Let $\mu$ be a measure on $\mathcal B([0,\infty))$ with $$f(t):=\mu([0,t])<\infty\;\;\;\text{for all }t\ge0.\tag1$$
Is $f$ right- and/or left-continuous? Or does it at least have right- and/or left-limits?
We clearly want to use that a measure is continuous from below and from above: If $(A_n)$ is
- an increasing sequence of measurable sets and $A=\bigcup_nA_n$; or
- a decreasing sequence of measurable sets with $\mu(A_n)<\infty$ and $A=\bigcap_nA_n$,
then $\mu(A_n)\to\mu(A)$.
In order to show that $f$ is right-continuous, we would need to show that if $(t_n)_{n\in\mathbb N}\subseteq[0,\infty)$ is decreasing and $t\ge0$ with $t_n\rightarrow{n\to\infty}t$, then $f(t_n)\to f(t)$. Now, if I'm not missing something, we should have $\bigcap_n[0,t_n]=[0,t]$ and hence this should hold.
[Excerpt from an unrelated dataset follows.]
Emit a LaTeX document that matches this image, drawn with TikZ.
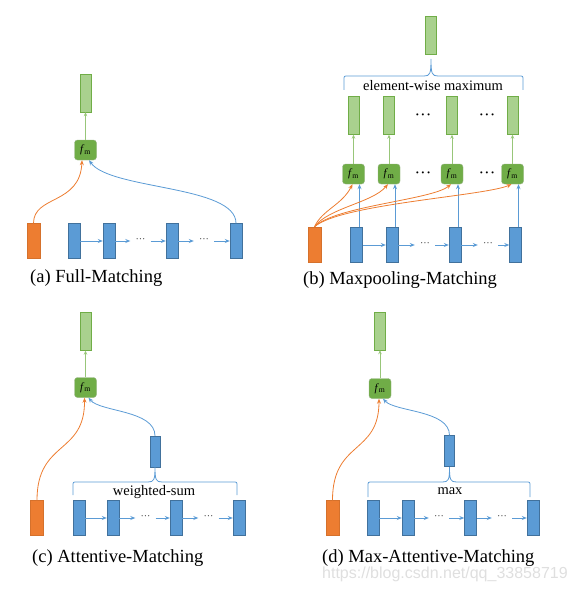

I don't think that $f$ is left-continuous, but the left limits should at least exist. Maybe we can show that if $(t_n)_{n\in\mathbb N}\subseteq[0,\infty)$ is increasing and $t\ge0$ with $t_n\to t$, then $\bigcup_{[0,t_n)}=[0,t]$?
If $t_n\nearrow t$ as $n\to\infty$, then $f(t_n)$ is a non-decreasing sequence bounded from above (by $\mu([0,t])$). Thus, $f(t_n)$ has a limit. In particular, $\lim_{n\to\infty}f(t_n)=\sup_{n\ge 1}f(t_n)$.